La señora parecía encantada de explicarme los detalles.
–Para demostrarle que no entraba nadie, que todo eran imágenes en su mente, los chicos montaron una cámara de video sobre un trípode y la dejaron funcionando para grabar la llegada de las visitas. Lástima que al levantarme yo sobre las cinco de la madrugada para ir al lavabo, tiré al suelo todo el artilugio. Al no ser un objeto usual, no lo tenía controlado. Me llevé una bronca, la cámara se rompió. Mi marido no quiso volver a probar el experimento, dijo que por lo de los derechos de imagen, que ahora por lo visto las cosas se están poniendo muy serias.

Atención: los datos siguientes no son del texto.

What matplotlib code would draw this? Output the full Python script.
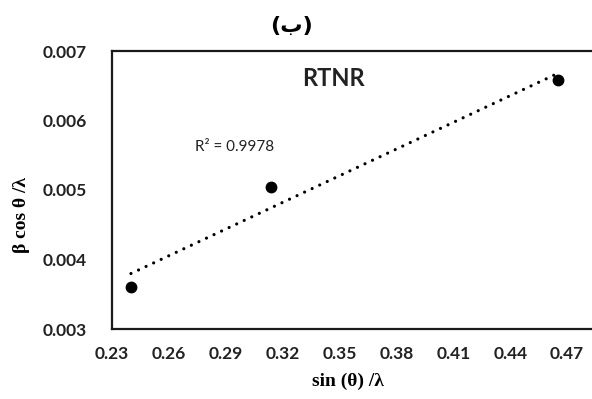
import numpy as np
import matplotlib
matplotlib.use('Agg')
import matplotlib.pyplot as plt

# data
sinTheta = [0.24, 0.314, 0.465]
betaCos = [0.0036, 0.00504, 0.00658]
xTicks = [0.23, 0.26, 0.29, 0.32, 0.35, 0.38, 0.41, 0.44, 0.47]
yTicks = [0.003, 0.004, 0.005, 0.006, 0.007]
r2Text = 'R² = 0.9978'
sampleName = 'RTNR'
panelTitle = '(ب)'

W, H = 592, 399
fig = plt.figure(figsize=(W / 100, H / 100), dpi=100)
# right edge of the plot box is cut off in the original picture
ax = fig.add_axes([112 / W, 1 - 329 / H, (624 - 112) / W, (329 - 51) / H])

ax.plot(sinTheta, betaCos, 'o', color='black', markersize=7.5, zorder=3)

# linear trendline (least squares)
slope, inter = np.polyfit(sinTheta, betaCos, 1)
tx = np.array([min(sinTheta), max(sinTheta)])
ax.plot(tx, slope * tx + inter, color='black', lw=2.3,
        linestyle=(0, (0.01, 2.6)), dash_capstyle='round', zorder=2)

ax.set_xlim(0.23, 0.50)
ax.set_ylim(0.003, 0.007)
ax.set_xticks(xTicks)
ax.set_yticks(yTicks)
ax.set_xticklabels(['%.2f' % v for v in xTicks])
ax.set_yticklabels(['%.3f' % v for v in yTicks])
ax.tick_params(length=0, labelsize=12.5, colors='#222222')
ax.tick_params(axis='x', pad=12)
ax.tick_params(axis='y', pad=18)
for lab in ax.get_xticklabels() + ax.get_yticklabels():
    lab.set_fontfamily('Lato')
    lab.set_fontweight('bold')

for s in ['left', 'top', 'bottom']:
    ax.spines[s].set_linewidth(1.6)
    ax.spines[s].set_color('#1a1a1a')
ax.spines['right'].set_visible(False)

ax.text(0.347, 0.0066, sampleName, ha='center', va='center',
        fontsize=17, fontweight='bold', family='Lato', color='#222222')
ax.text(0.2738, 0.00562, r2Text, ha='left', va='center',
        fontsize=11, family='Lato', color='#222222')

fig.text(292 / W, 1 - 26 / H, panelTitle, ha='center', va='center',
         fontsize=16, fontweight='bold', family='DejaVu Sans')
fig.text(348 / W, 1 - 381 / H, 'sin (θ) /λ', ha='center', va='center',
         fontsize=14, fontweight='bold', family='Liberation Serif')
fig.text(21 / W, 1 - 215 / H, 'β cos θ /λ', ha='center', va='center',
         rotation=90, fontsize=14, fontweight='bold', family='Liberation Serif')

fig.savefig('out.png', dpi=100)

Suspiró otra vez y me preguntó la hora.
–Casi la una -le dije.
–Me voy -contestó al tiempo que se levantaba-. Comemos a las dos y voy un poco lenta en la cocina.
La acompañé hasta la puerta y le di el cesto que había dejado en el suelo. Antes de que saliera le sujeté un momento el brazo.
–Pero dígame, ¿usted también cree que vienen?
Se encogió de hombros y mientras rebuscaba las llaves me explicó que hubo un tiempo en el que pensó en cambiar de piso.
–No sé, por ver si a mi marido se le pasaban esas manías o por si les despistábamos. Pero luego, dándole vueltas, llegué a la conclusión de que las visitas ya eran tan de casa como nosotros. Y romper con ellas quizás sería peor, a saber quién ocuparía su lugar.
Metió la llave en el cerrojo con destreza y se giró para despedirse.
–Ya pasaré otro día y seguiremos hablando. En su casa, si no le sabe mal. Aquí nunca te dejan tranquila.